Task requirements: Copy all lines of the listing that include the string "this".

Supplied data:
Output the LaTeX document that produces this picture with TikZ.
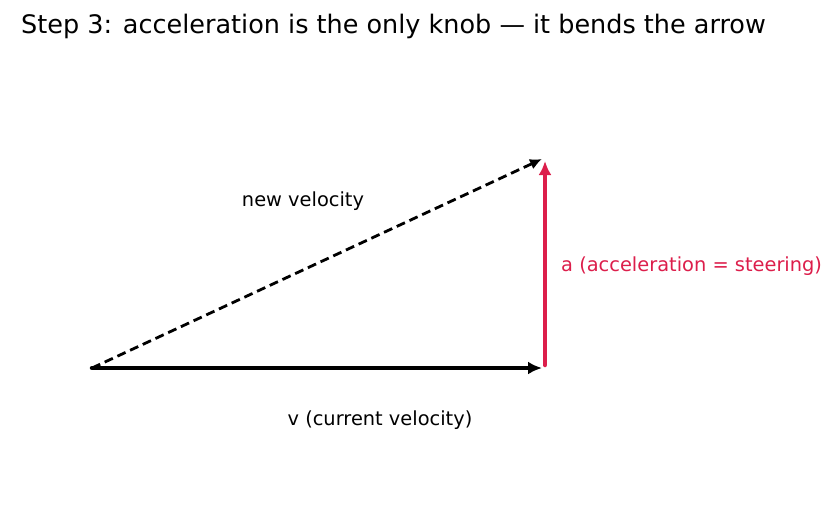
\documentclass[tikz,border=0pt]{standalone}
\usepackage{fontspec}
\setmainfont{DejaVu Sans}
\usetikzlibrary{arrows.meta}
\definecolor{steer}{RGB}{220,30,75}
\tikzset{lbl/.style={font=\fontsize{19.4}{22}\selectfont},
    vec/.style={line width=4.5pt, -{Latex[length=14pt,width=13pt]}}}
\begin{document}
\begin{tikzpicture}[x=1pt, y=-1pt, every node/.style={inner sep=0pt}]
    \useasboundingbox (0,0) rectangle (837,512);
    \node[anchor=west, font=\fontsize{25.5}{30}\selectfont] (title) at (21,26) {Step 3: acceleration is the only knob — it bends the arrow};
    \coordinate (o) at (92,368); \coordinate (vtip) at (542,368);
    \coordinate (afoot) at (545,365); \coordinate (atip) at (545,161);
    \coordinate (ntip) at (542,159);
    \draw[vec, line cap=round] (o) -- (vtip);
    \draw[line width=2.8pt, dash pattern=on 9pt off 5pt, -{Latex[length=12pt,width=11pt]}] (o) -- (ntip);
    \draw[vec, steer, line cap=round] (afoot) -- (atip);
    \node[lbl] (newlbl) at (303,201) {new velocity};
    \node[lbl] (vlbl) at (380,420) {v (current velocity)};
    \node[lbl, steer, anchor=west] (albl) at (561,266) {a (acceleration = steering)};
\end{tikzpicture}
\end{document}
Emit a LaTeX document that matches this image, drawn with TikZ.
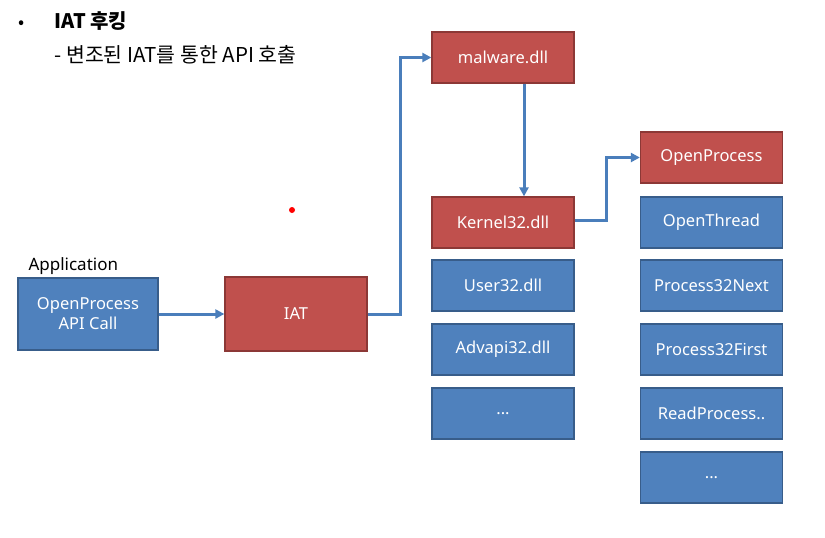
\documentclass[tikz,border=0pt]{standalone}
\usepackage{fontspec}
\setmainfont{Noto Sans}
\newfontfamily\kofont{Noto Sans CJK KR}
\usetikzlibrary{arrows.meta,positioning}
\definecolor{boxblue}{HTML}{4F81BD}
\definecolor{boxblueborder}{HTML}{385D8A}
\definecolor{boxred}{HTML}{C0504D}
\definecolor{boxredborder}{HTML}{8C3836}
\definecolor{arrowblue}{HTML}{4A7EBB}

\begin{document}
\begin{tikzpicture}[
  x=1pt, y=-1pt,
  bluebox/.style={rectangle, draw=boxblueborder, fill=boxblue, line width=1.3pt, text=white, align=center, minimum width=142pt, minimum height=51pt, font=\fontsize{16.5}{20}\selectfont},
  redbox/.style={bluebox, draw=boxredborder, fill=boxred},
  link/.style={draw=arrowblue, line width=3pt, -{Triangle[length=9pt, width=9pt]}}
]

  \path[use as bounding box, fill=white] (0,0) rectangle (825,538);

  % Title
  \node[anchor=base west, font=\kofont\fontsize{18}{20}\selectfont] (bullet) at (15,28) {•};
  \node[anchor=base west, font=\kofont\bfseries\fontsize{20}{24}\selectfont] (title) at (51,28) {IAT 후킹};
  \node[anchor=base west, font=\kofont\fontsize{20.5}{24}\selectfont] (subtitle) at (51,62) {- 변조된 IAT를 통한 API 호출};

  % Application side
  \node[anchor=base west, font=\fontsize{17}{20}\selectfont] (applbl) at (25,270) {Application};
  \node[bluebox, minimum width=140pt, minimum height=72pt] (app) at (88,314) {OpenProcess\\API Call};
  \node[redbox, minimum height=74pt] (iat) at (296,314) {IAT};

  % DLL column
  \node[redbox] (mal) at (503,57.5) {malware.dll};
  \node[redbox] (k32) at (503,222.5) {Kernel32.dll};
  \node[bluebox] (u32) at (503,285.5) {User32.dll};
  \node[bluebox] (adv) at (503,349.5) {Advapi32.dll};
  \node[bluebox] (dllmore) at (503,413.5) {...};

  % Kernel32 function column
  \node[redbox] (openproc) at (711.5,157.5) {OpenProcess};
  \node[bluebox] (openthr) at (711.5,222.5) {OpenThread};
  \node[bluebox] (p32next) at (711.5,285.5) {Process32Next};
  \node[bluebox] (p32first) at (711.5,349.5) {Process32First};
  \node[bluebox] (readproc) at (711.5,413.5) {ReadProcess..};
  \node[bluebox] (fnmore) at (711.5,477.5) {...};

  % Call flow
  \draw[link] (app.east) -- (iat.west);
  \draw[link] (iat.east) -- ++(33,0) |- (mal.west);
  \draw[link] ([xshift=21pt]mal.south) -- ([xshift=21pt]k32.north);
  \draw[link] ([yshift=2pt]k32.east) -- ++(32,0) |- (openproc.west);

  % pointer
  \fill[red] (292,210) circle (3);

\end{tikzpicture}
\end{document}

The result:
Output the LaTeX document that produces this picture with TikZ.
Emit a LaTeX document that matches this image, drawn with TikZ.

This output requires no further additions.